▶ [Written instruction]: Copy, from the entries below, each line where the word "this" can be found.

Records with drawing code
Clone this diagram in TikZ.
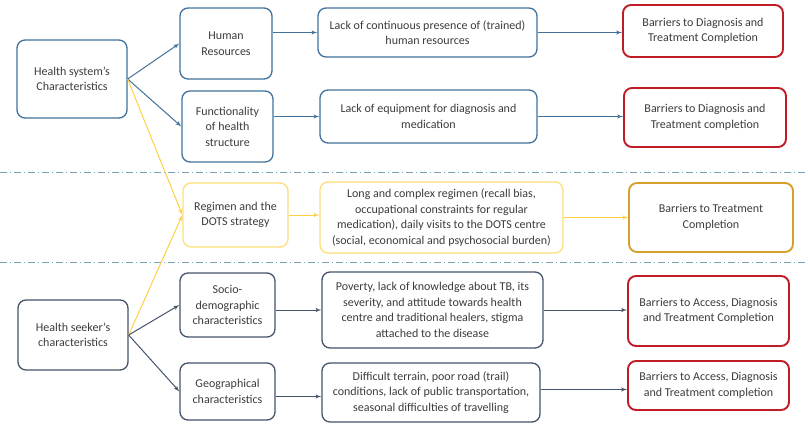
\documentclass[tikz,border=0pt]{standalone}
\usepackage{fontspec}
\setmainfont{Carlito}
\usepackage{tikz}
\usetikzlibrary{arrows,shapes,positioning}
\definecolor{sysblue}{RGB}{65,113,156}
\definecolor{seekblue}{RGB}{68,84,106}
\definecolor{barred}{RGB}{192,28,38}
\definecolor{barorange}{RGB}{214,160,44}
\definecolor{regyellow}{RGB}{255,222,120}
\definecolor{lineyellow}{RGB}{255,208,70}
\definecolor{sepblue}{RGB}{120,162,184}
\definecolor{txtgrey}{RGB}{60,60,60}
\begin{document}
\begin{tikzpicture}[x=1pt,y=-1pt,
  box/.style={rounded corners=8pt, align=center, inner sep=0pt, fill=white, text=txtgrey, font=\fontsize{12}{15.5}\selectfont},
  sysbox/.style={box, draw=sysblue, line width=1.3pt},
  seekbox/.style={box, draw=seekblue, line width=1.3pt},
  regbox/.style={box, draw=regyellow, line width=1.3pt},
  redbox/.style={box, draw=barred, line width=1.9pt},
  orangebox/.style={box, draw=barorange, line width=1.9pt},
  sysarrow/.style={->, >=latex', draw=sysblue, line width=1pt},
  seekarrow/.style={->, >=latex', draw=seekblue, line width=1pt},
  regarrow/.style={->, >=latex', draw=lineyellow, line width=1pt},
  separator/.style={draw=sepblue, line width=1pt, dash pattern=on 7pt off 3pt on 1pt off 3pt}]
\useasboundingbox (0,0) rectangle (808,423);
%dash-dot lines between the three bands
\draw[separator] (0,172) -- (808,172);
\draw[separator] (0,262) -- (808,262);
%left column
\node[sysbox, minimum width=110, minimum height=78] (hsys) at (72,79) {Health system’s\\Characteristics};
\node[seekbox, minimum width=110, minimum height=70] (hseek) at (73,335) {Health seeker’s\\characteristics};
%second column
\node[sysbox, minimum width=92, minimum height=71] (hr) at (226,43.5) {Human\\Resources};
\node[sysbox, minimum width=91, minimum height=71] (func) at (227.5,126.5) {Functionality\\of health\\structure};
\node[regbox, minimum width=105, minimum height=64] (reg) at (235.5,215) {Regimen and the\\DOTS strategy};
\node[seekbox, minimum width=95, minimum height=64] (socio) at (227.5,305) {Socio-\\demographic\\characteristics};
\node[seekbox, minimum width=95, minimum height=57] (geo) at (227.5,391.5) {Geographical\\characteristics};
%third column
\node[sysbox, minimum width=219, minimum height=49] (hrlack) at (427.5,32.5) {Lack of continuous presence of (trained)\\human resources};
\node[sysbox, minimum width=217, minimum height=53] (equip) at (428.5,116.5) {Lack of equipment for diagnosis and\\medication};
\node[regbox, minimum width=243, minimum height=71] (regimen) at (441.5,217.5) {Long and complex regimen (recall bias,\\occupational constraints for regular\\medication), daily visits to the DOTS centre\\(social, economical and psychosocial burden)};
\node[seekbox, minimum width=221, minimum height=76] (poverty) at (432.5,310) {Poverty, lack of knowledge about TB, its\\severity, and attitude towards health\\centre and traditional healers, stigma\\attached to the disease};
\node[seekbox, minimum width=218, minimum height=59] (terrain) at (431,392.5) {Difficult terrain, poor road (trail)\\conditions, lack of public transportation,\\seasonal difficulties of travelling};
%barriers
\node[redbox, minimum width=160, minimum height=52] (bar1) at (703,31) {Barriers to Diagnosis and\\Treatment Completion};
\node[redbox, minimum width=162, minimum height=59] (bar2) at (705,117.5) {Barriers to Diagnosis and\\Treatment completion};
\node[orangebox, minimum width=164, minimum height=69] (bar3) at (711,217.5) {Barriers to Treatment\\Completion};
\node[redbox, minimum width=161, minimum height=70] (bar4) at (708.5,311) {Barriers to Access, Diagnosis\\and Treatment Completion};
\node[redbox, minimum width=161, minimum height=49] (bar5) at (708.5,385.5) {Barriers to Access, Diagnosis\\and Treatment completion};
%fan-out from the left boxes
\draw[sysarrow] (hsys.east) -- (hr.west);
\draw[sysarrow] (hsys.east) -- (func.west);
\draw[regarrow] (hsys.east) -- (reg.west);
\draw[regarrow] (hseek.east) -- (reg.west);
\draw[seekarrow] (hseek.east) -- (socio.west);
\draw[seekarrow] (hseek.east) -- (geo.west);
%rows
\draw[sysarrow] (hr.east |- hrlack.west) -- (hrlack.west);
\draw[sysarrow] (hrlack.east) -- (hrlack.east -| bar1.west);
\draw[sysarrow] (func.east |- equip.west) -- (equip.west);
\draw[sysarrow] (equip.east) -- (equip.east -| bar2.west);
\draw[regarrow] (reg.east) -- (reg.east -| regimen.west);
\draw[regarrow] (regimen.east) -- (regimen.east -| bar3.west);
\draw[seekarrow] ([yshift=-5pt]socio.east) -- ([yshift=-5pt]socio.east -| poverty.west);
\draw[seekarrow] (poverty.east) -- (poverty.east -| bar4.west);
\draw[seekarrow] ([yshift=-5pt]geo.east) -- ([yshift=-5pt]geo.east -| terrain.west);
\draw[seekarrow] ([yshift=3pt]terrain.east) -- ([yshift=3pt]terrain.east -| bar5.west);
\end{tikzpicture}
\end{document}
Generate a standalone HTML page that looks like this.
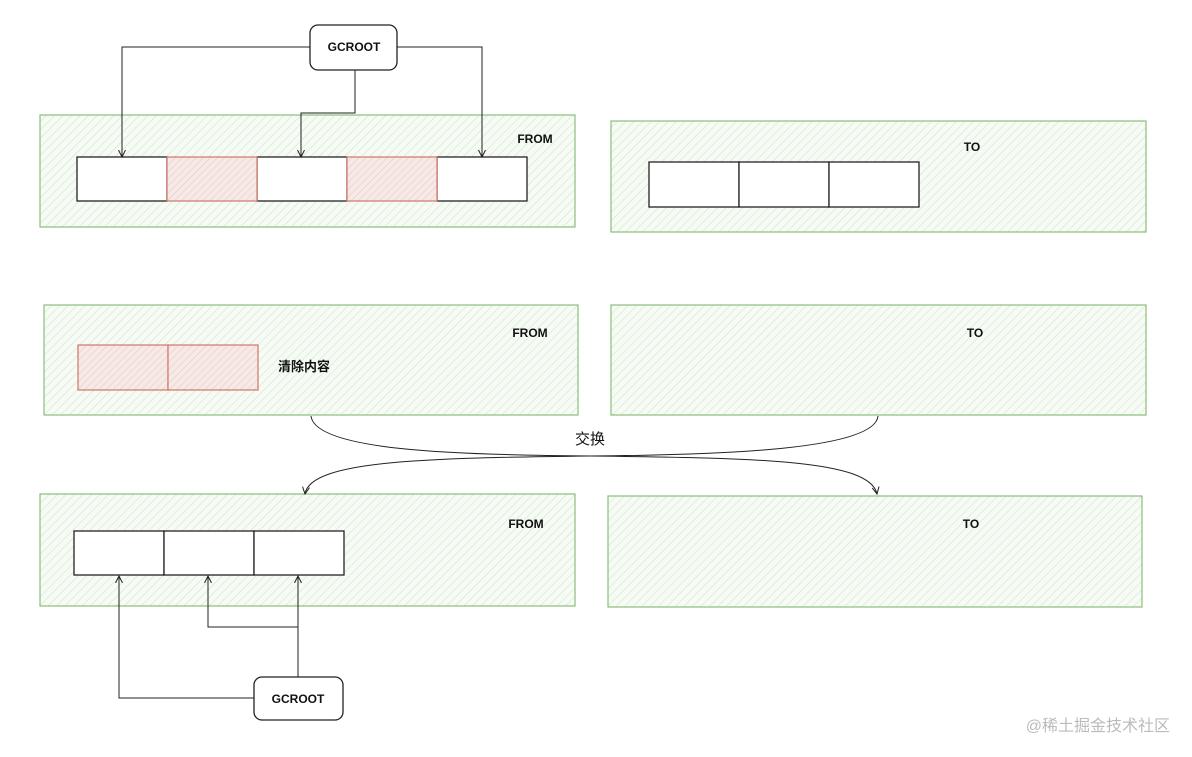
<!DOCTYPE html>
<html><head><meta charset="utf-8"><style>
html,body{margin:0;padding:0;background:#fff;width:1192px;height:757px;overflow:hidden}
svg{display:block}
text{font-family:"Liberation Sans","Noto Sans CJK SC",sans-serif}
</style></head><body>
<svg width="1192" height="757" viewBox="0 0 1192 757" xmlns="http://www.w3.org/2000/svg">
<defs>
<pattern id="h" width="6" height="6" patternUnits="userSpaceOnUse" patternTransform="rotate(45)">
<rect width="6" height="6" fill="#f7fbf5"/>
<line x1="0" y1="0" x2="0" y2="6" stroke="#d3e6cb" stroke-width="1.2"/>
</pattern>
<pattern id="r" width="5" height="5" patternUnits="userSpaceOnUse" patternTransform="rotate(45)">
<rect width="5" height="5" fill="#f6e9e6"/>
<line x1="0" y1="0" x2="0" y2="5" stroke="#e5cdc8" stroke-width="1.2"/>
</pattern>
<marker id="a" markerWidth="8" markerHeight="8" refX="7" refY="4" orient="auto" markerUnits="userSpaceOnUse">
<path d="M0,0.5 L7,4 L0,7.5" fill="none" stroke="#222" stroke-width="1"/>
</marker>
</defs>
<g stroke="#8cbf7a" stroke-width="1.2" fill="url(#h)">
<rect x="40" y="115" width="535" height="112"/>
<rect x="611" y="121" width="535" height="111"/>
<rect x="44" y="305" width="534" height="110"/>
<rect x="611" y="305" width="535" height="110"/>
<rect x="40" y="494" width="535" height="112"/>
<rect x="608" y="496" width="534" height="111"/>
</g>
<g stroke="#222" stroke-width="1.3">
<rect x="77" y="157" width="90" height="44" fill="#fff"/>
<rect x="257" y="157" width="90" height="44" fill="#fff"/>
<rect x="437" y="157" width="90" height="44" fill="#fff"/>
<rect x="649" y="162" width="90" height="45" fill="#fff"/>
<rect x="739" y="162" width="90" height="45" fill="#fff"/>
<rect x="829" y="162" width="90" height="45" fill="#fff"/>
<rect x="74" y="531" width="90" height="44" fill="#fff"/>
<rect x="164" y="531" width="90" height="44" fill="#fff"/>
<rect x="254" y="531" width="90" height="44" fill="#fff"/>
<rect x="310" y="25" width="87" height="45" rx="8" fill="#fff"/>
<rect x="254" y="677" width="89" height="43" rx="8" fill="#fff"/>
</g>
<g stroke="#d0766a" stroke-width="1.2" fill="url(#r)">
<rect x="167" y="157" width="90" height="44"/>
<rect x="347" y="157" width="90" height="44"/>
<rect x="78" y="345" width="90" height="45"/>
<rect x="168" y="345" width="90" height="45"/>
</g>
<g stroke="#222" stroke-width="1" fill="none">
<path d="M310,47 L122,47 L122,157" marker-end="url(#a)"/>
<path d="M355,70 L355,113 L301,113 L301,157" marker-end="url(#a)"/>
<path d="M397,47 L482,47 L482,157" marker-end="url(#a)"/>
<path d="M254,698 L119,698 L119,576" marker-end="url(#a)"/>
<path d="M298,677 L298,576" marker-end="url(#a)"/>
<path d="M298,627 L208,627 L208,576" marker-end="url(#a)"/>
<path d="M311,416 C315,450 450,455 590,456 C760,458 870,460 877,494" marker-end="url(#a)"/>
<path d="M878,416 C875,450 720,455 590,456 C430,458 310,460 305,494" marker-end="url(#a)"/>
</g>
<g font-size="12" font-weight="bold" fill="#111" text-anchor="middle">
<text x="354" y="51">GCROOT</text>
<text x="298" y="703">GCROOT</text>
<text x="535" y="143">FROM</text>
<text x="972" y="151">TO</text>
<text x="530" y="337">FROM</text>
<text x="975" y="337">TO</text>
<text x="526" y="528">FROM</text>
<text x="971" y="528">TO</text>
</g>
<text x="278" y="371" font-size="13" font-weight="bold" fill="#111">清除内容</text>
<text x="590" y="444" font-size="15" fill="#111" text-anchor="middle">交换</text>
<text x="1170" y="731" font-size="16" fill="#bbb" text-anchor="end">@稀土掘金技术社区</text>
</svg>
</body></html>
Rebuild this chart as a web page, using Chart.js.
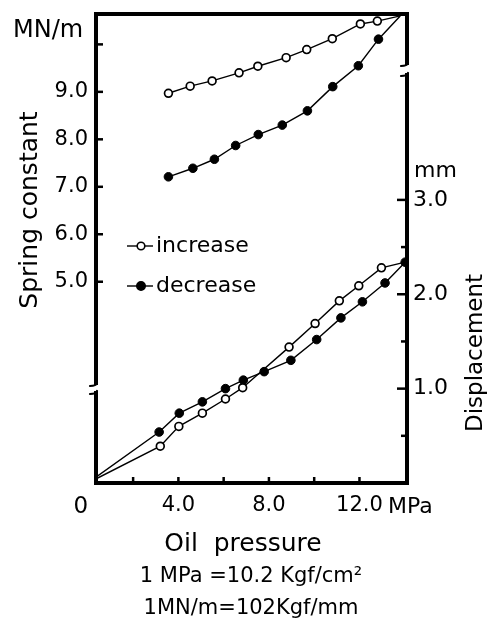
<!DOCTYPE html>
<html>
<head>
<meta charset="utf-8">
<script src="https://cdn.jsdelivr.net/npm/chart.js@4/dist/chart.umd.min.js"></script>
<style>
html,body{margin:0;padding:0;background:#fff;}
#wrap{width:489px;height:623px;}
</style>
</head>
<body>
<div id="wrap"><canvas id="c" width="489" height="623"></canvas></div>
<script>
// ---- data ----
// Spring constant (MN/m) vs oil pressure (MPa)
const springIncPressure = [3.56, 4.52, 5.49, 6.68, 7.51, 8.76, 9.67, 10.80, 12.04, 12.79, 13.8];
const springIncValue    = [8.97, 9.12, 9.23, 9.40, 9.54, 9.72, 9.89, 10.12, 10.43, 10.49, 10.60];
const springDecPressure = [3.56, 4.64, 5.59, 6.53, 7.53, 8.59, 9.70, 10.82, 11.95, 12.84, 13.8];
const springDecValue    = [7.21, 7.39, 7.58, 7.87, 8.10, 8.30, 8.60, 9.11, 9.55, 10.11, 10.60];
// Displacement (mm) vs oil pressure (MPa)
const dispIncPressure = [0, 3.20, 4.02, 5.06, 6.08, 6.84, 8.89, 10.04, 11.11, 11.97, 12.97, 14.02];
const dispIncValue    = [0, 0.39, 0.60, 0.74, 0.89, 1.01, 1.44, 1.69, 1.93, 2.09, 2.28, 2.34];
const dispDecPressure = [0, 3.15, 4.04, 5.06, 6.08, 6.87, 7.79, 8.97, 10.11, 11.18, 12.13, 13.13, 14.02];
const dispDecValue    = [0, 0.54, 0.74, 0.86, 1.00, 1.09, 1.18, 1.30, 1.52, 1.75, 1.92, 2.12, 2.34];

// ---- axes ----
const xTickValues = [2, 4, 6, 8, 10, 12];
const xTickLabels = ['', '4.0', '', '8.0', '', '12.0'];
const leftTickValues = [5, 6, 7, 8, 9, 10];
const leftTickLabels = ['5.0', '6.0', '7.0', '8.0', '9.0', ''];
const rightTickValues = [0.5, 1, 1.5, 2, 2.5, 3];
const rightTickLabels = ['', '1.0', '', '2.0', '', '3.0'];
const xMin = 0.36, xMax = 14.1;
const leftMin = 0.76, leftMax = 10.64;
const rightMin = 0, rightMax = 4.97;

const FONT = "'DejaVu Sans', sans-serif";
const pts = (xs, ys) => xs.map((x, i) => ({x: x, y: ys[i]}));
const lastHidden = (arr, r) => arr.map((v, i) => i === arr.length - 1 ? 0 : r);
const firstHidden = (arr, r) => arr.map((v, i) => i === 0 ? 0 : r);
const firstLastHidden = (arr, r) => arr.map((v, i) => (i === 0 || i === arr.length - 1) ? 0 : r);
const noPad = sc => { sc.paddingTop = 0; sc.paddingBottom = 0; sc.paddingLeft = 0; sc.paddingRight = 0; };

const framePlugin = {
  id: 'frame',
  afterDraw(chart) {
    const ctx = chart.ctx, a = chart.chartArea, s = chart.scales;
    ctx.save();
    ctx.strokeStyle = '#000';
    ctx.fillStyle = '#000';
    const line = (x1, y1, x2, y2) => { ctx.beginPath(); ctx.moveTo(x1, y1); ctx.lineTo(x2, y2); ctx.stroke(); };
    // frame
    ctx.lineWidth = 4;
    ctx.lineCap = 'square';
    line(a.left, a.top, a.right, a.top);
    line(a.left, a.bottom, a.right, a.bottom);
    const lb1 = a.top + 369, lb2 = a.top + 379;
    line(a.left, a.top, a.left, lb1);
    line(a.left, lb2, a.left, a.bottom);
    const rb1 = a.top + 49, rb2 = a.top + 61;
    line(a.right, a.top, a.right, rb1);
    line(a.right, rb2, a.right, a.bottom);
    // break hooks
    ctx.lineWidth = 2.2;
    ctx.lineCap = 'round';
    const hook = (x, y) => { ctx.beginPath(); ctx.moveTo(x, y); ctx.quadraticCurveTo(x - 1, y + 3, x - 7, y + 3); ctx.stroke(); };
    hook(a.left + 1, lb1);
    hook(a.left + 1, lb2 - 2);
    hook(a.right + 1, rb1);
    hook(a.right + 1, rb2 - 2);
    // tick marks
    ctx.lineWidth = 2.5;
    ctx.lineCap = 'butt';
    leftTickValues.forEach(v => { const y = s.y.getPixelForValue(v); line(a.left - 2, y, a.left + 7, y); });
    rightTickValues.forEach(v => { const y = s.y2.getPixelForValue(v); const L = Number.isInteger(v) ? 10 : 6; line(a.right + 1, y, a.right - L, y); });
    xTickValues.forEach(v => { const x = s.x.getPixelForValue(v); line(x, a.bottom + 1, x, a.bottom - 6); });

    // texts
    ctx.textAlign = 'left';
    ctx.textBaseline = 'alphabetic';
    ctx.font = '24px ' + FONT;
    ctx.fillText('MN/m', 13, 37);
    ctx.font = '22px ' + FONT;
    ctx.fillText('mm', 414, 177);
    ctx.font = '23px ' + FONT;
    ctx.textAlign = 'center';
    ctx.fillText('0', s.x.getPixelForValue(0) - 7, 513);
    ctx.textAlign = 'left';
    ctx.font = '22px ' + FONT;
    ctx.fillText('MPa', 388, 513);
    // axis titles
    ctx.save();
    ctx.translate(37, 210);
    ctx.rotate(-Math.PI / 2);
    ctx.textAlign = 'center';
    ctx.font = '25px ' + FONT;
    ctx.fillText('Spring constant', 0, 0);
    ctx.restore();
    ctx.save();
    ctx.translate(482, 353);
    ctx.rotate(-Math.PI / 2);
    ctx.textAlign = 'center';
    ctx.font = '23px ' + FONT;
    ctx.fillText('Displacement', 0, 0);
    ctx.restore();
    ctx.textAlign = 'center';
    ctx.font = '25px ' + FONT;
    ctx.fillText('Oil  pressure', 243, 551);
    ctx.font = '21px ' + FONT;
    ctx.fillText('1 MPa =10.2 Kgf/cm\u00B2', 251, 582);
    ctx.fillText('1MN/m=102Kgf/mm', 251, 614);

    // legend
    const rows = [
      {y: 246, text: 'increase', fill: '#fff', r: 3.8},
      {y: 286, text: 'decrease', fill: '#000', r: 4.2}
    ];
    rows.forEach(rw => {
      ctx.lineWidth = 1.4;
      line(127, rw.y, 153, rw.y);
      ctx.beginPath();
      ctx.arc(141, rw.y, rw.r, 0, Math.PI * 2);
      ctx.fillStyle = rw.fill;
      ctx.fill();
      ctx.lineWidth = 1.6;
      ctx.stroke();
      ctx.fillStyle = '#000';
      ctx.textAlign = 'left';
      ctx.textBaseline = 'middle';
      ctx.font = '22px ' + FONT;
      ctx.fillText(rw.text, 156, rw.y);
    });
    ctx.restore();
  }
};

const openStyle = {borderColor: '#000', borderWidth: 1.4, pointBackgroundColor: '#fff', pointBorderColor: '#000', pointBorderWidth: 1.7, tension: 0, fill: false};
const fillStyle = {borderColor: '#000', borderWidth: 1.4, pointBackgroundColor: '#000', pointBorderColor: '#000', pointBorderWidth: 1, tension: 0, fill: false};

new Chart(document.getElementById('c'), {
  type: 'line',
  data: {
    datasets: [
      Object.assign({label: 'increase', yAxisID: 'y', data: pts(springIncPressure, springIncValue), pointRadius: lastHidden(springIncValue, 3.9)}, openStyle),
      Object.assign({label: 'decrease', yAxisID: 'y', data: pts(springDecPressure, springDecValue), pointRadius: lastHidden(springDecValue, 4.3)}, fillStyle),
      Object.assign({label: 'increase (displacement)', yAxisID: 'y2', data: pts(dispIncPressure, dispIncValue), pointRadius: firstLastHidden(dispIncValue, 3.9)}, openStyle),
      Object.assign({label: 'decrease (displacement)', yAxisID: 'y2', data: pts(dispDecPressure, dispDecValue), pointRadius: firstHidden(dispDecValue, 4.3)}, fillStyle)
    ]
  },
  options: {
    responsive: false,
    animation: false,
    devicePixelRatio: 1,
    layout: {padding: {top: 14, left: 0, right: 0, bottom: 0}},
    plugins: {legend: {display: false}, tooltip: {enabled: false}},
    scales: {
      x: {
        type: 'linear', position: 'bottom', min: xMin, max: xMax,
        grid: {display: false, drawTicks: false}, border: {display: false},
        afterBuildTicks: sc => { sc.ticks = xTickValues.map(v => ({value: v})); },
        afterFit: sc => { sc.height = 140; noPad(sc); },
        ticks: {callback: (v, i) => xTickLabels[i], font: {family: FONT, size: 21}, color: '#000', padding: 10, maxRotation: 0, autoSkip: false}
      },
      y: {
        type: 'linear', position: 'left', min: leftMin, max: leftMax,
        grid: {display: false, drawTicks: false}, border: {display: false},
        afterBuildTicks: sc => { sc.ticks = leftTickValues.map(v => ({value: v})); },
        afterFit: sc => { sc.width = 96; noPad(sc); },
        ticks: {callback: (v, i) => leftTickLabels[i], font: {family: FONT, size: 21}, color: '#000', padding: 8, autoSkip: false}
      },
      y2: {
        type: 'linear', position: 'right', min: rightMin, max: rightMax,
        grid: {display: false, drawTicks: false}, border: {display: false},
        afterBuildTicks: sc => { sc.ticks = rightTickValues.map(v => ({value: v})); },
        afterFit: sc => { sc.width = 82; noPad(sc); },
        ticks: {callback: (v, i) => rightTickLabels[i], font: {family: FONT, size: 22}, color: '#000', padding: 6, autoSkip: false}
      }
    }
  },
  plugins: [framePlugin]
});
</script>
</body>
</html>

▶ [Response to the exercise]:
Clone this diagram in TikZ.
Generate a standalone HTML page that looks like this.
Rebuild this chart as a web page, using Chart.js.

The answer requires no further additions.